For the return journey the bus is indeed the best option. You have to walk a bit down the main road (Rruga e Elbasanit) to get to the bus stop; then just hop on, pay the conductor to get a ticket (40 lek – change is given if you pay with a 100 or 200 lek note) and get off when you’re back in the city centre, or at the terminus, which I believe is at the end of Rruga George W. Bush.
The cemetery does have official opening times, when the gate at the start of the approach road will be open, but as a pedestrian you can go there any time, really, but may have to squeeze through the bent hole in the fence to the right of the gate. So in effect the place is freely accessible at any time.
Time required: not long, perhaps 20 minutes to half an hour or so.
Combinations with other dark destinations: theoretically, the cemetery is very near the Grand Park of Tirana, (with its various memorials, including dark ones) yet that is not easily accessible from where the cemetery is, you’d have to take a big detour, as the premises of the presidential place “are in the way”, so to speak.
You may also want to make the pilgrimage to the place where Enver Hoxha was reburied after he had been removed from his original grave at the Martyrs’ Cemetery. For that you have to make your way out to Kombinat on the western outskirts of Tirana.
The red marble tombstone under which Hoxha had been raid to rest for seven years until his reburial in 1992 later reappeared in an unlikely location: in the Grand Park serving as a new memorial stone dedicated to British casualties of WWII in Tirana.
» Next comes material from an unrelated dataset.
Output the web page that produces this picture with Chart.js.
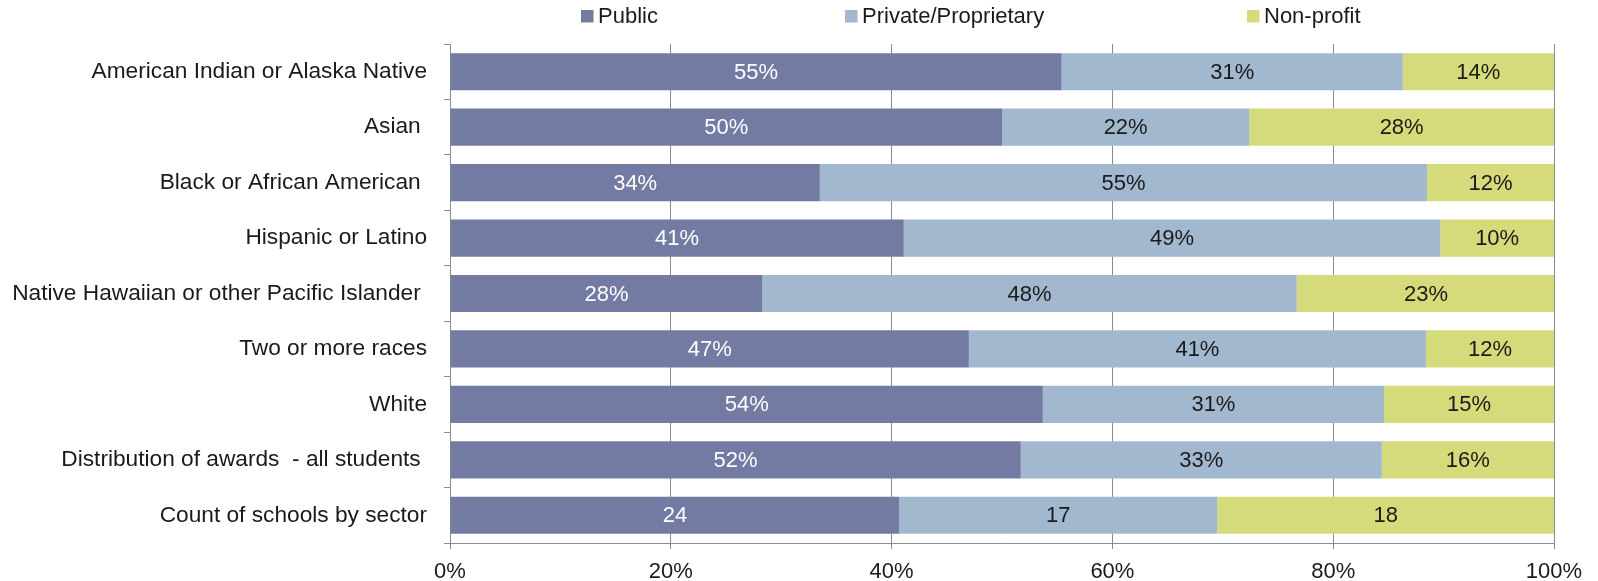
<!DOCTYPE html>
<html>
<head>
<meta charset="utf-8">
<script src="https://cdn.jsdelivr.net/npm/chart.js@4.4.1/dist/chart.umd.min.js"></script>
<style>
  html, body { margin: 0; padding: 0; background: #fff; }
  #wrap { width: 1598px; height: 581px; }
</style>
</head>
<body>
<div id="wrap"><canvas id="chart" width="1598" height="581"></canvas></div>
<script>
const categories = [
  "American Indian or Alaska Native",
  "Asian ",
  "Black or African American ",
  "Hispanic or Latino",
  "Native Hawaiian or other Pacific Islander ",
  "Two or more races",
  "White",
  "Distribution of awards  - all students ",
  "Count of schools by sector"
];

const seriesNames = ["Public", "Private/Proprietary", "Non-profit"];
const seriesColors = ["#737ba3", "#a2b8cf", "#d5da7a"];
const labelColors = ["#ffffff", "#1a1a1a", "#1a1a1a"];

// bar lengths, in percent of each row
const publicShare = [55.4, 50.0, 33.5, 41.1, 28.3, 47.0, 53.7, 51.7, 40.7];
const privateShare = [30.9, 22.4, 55.0, 48.6, 48.4, 41.4, 30.9, 32.7, 28.8];
const nonprofitShare = [13.7, 27.6, 11.5, 10.3, 23.4, 11.6, 15.4, 15.6, 30.5];

// text printed inside the bars
const publicLabels = ["55%", "50%", "34%", "41%", "28%", "47%", "54%", "52%", "24"];
const privateLabels = ["31%", "22%", "55%", "49%", "48%", "41%", "31%", "33%", "17"];
const nonprofitLabels = ["14%", "28%", "12%", "10%", "23%", "12%", "15%", "16%", "18"];

const xTicks = [0, 20, 40, 60, 80, 100];

const shares = [publicShare, privateShare, nonprofitShare];
const barLabels = [publicLabels, privateLabels, nonprofitLabels];

const AXIS_GREY = "#8c8c8c";
const TEXT = "#1a1a1a";
const FONT = "'Liberation Sans', Arial, sans-serif";

const barLabelPlugin = {
  id: "barLabels",
  afterDatasetsDraw(chart) {
    const ctx = chart.ctx;
    ctx.save();
    ctx.font = "22px " + FONT;
    ctx.textAlign = "center";
    ctx.textBaseline = "middle";
    chart.data.datasets.forEach((ds, di) => {
      const meta = chart.getDatasetMeta(di);
      meta.data.forEach((bar, i) => {
        const { x, y, base } = bar.getProps(["x", "y", "base"], true);
        ctx.fillStyle = labelColors[di];
        ctx.fillText(barLabels[di][i], (x + base) / 2, y + 1);
      });
    });
    ctx.restore();
  }
};

// Excel-style legend row above the plot
const legendPlugin = {
  id: "topLegend",
  afterDraw(chart) {
    const ctx = chart.ctx;
    const left = [581, 845, 1247];
    ctx.save();
    ctx.font = "22px " + FONT;
    ctx.textBaseline = "middle";
    ctx.textAlign = "left";
    chart.data.datasets.forEach((ds, di) => {
      ctx.fillStyle = ds.backgroundColor;
      ctx.fillRect(left[di], 10, 12.5, 12.5);
      ctx.fillStyle = TEXT;
      ctx.fillText(ds.label, left[di] + 17, 17);
    });
    ctx.restore();
  }
};

new Chart(document.getElementById("chart").getContext("2d"), {
  type: "bar",
  data: {
    labels: categories,
    datasets: seriesNames.map((name, i) => ({
      label: name,
      data: shares[i],
      backgroundColor: seriesColors[i],
      borderWidth: 0,
      barPercentage: 0.67,
      categoryPercentage: 1
    }))
  },
  options: {
    indexAxis: "y",
    responsive: false,
    animation: false,
    layout: { padding: { top: 44, left: 0, right: 0, bottom: 0 } },
    plugins: {
      legend: { display: false },
      tooltip: { enabled: false }
    },
    scales: {
      x: {
        stacked: true,
        min: 0,
        max: 100,
        afterBuildTicks(scale) {
          scale.ticks = xTicks.map(v => ({ value: v }));
        },
        afterFit(scale) {
          scale.height = 38;
          scale.paddingRight = 44;
        },
        grid: { color: AXIS_GREY, tickLength: 6, lineWidth: 1 },
        border: { display: true, color: AXIS_GREY },
        ticks: {
          color: TEXT,
          font: { family: FONT, size: 22 },
          padding: 10,
          maxRotation: 0,
          callback: v => v + "%"
        }
      },
      y: {
        stacked: true,
        afterFit(scale) {
          scale.width = 450;
        },
        grid: { color: AXIS_GREY, drawOnChartArea: false, tickLength: 6, offset: true },
        border: { display: true, color: AXIS_GREY },
        ticks: {
          color: TEXT,
          font: { family: FONT, size: 22.7 },
          padding: 17,
          autoSkip: false
        }
      }
    }
  },
  plugins: [barLabelPlugin, legendPlugin]
});
</script>
</body>
</html>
The marble slab now stands upright and has new plaques in Albanian and English on it, but you can still make out the holes in the granite where Enver Hoxha’s name had been attached in gold. Now this former tombstone of Albania’s former communist leader stands amidst a set of Commonwealth war graves! How exactly this repurposing has come about is a mystery to me, though. And I wonder whether the Brits are fully aware of the previous function of their memorial stone …
Combinations with non-dark destinations: nothing in the immediate vicinity – but see under Tirana.